**What you are asked to do:** Within the records that follow, restate exactly the lines from the line with "Recreate this image" down to the line with "plt.rcParams['font.family'] = ['Noto", including both. Omit the pictures.

__________________________________________________

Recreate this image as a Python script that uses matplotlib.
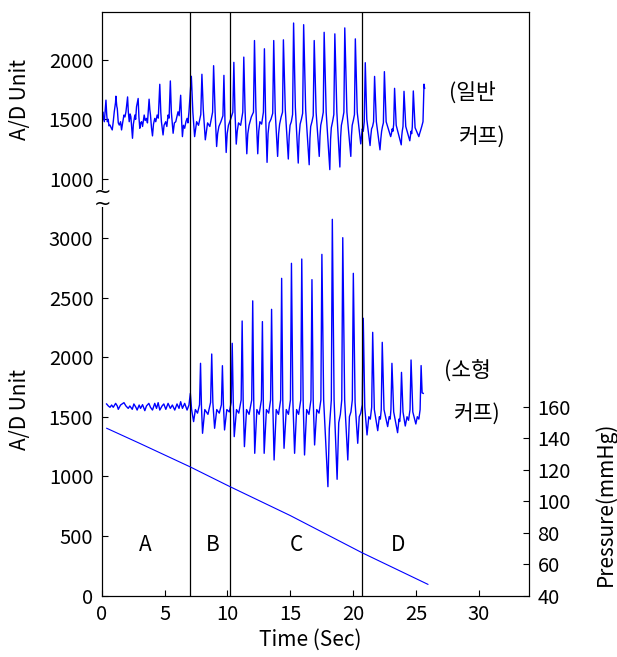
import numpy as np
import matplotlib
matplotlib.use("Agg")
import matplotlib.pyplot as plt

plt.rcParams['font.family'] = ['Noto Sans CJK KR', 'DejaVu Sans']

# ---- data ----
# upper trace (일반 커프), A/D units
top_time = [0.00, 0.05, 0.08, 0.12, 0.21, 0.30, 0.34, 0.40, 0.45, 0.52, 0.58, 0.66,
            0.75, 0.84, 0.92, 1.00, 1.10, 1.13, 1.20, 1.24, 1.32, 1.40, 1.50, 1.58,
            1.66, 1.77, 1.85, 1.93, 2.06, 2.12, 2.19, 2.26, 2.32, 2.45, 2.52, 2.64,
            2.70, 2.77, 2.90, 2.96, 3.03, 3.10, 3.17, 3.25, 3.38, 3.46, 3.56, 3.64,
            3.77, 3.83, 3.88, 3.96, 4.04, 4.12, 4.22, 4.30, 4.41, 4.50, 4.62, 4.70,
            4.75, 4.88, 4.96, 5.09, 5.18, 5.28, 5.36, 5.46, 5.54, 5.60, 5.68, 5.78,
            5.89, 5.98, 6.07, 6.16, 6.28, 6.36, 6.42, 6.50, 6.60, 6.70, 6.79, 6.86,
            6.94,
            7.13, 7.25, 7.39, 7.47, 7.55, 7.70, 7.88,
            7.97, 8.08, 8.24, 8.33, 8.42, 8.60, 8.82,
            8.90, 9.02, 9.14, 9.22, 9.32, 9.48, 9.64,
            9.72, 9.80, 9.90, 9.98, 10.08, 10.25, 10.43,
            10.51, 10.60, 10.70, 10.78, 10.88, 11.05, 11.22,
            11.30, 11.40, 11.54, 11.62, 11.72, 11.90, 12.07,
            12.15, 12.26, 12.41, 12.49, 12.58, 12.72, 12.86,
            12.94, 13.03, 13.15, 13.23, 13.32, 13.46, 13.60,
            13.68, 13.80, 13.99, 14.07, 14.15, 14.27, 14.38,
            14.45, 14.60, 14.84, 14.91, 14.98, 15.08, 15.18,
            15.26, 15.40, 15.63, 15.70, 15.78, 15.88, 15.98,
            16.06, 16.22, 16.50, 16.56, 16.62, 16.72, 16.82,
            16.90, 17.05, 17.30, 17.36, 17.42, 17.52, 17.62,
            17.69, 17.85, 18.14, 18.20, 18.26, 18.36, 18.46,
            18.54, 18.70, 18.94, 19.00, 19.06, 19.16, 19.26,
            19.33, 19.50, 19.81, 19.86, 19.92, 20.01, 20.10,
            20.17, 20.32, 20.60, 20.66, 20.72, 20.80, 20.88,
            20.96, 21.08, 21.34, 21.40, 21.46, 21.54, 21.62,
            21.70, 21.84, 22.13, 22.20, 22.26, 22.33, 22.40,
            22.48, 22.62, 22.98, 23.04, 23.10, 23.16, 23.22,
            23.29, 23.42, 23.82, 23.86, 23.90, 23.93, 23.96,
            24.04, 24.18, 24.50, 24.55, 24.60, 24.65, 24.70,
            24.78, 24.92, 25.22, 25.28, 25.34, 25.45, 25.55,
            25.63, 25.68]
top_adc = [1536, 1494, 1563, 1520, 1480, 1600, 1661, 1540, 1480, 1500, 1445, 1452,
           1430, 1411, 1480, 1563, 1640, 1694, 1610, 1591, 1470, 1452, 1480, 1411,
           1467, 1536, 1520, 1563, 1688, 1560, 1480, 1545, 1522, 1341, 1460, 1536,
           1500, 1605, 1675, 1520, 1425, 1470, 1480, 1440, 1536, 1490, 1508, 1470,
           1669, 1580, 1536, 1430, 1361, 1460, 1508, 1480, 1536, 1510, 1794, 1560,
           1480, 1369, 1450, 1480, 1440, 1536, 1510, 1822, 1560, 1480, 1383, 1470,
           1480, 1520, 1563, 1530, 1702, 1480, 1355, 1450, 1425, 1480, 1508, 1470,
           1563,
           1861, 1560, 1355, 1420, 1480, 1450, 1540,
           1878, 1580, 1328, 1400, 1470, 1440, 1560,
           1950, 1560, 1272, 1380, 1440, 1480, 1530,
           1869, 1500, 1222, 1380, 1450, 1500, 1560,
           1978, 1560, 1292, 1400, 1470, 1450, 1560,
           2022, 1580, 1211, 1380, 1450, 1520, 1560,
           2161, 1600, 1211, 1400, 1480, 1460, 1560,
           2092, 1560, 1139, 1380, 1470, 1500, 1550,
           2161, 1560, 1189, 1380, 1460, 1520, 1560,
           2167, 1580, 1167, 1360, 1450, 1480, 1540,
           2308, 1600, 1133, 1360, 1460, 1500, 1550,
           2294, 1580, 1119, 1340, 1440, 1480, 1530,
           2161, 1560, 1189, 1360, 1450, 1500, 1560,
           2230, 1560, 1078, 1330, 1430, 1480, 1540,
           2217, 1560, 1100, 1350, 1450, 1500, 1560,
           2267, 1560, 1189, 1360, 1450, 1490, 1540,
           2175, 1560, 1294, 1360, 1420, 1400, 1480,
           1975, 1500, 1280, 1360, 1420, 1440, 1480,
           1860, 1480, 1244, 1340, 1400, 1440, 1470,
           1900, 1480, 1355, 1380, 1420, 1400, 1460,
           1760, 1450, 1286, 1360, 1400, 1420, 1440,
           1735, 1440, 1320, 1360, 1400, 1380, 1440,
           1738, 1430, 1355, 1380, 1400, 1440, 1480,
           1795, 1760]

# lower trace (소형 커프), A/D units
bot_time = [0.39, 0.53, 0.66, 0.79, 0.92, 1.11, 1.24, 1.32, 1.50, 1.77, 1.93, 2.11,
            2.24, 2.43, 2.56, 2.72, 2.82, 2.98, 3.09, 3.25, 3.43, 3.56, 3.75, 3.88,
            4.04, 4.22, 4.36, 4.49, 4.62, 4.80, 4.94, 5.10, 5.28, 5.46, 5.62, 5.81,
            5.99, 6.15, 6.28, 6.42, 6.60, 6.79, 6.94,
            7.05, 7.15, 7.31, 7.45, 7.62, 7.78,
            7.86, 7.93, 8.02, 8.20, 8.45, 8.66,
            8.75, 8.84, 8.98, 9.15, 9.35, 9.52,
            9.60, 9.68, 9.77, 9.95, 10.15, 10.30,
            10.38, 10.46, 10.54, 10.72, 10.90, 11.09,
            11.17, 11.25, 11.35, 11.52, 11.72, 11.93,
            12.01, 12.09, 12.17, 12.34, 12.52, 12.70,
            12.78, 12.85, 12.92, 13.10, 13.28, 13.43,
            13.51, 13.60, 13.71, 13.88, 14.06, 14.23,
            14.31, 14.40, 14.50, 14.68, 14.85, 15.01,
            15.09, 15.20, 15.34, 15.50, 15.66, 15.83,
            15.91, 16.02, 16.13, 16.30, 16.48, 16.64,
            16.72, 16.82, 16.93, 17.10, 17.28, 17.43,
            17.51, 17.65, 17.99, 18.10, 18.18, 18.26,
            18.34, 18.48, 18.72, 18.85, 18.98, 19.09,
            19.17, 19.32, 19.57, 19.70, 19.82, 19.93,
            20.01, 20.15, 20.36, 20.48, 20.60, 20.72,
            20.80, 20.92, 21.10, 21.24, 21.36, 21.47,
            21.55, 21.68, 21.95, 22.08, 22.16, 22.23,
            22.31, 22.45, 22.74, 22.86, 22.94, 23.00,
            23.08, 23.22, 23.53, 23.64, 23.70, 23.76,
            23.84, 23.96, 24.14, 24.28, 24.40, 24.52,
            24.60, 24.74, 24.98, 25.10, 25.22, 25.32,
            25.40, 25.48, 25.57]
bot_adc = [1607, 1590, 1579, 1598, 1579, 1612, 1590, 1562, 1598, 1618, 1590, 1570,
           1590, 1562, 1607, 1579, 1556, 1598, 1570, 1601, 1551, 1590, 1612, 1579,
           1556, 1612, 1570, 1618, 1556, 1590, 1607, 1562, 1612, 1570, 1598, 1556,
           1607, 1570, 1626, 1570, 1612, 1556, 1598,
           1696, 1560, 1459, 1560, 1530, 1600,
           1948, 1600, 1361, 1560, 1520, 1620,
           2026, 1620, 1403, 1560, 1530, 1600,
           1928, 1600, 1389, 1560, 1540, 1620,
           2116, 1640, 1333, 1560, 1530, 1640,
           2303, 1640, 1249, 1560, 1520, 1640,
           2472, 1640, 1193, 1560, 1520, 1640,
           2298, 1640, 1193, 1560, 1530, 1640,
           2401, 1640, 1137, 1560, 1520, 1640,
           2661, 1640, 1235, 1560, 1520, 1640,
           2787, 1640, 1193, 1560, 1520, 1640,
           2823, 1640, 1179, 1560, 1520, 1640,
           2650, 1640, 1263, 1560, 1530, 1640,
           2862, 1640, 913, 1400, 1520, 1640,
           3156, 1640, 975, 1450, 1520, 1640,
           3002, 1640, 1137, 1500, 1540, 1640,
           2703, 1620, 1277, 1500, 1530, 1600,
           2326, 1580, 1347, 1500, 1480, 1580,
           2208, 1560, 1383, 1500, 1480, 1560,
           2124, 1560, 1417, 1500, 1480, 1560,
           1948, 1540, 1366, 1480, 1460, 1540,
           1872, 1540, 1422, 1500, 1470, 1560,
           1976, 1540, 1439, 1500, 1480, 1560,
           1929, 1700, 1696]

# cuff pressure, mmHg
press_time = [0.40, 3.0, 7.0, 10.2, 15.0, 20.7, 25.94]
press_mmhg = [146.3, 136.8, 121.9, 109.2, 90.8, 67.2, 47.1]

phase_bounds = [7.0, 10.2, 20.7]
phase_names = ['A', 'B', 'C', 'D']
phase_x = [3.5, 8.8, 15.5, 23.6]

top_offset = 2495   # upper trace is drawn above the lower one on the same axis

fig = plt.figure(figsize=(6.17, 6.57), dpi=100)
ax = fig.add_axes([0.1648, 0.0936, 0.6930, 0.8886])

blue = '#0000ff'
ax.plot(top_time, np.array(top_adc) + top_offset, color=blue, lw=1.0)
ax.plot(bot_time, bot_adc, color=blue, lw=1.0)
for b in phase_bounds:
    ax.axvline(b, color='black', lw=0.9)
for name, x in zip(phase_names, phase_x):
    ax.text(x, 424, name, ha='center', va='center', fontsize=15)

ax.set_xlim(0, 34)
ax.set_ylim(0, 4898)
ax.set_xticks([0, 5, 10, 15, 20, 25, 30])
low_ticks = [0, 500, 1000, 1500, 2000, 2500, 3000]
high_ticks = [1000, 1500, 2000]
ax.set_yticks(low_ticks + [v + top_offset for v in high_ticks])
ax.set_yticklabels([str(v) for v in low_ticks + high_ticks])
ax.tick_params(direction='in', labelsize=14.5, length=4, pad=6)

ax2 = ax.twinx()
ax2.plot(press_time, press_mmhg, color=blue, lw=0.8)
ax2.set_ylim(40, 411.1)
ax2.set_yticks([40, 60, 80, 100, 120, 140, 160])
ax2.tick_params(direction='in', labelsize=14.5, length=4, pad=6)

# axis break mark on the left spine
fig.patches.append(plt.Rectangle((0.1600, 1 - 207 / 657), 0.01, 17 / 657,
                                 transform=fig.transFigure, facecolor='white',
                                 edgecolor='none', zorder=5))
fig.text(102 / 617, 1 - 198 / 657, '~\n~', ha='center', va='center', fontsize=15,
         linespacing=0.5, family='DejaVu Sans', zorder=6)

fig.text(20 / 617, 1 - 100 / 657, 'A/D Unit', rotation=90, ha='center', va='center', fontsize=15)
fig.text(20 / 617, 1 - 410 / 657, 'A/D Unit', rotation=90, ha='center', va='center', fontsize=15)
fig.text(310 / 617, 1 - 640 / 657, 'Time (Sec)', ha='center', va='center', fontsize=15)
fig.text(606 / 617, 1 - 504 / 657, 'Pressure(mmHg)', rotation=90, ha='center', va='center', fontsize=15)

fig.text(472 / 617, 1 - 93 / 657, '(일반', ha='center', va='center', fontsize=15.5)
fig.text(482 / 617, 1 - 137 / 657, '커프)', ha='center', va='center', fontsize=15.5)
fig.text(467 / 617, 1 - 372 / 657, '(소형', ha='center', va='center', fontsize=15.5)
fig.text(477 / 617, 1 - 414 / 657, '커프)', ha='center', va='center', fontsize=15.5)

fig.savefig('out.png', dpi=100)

__________________________________________________

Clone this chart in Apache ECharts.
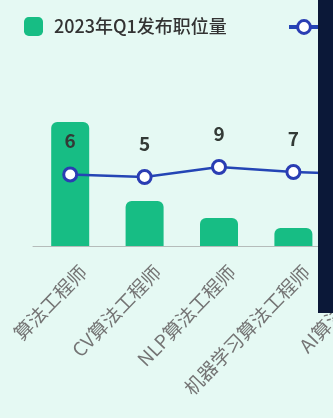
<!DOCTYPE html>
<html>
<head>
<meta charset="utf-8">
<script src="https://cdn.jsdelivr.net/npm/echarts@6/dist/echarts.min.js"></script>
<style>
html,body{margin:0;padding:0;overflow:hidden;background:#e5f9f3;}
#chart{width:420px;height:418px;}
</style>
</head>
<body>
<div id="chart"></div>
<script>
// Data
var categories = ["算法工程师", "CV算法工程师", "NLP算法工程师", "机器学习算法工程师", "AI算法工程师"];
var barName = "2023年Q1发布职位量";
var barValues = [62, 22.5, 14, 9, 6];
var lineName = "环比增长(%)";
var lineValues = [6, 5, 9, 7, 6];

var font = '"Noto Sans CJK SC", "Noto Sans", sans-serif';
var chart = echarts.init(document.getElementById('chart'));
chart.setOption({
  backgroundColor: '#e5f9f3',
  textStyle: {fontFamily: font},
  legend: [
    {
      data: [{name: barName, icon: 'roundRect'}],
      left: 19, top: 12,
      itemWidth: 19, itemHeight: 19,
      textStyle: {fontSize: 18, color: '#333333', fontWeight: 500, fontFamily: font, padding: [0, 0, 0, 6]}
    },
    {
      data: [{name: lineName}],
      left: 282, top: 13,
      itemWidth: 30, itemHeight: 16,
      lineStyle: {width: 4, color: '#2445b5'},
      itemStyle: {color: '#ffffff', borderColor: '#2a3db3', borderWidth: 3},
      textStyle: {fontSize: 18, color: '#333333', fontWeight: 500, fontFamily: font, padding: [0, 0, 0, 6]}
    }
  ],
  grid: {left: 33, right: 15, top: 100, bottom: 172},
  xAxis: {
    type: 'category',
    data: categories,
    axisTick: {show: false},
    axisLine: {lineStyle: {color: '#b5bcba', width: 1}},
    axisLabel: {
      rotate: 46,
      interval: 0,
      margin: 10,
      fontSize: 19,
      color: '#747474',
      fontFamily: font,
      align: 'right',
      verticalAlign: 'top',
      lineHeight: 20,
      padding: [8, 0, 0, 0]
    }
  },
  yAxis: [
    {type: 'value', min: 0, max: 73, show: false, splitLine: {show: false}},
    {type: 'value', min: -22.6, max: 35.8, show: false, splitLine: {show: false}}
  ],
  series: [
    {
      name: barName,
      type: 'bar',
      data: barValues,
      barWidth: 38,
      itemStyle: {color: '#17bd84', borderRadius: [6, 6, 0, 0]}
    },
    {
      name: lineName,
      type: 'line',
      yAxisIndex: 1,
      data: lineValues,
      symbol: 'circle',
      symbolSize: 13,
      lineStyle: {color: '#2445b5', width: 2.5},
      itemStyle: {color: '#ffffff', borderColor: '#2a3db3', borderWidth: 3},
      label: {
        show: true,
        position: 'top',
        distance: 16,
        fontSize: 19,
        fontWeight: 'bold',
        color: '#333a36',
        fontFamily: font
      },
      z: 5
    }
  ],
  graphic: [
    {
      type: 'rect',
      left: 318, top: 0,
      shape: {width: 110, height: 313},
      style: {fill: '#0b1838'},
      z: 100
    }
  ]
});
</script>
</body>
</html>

__________________________________________________

**Full solution:**
Recreate this image as a Python script that uses matplotlib.
import numpy as np
import matplotlib
matplotlib.use("Agg")
import matplotlib.pyplot as plt

plt.rcParams['font.family'] = ['Noto Sans CJK KR', 'DejaVu Sans']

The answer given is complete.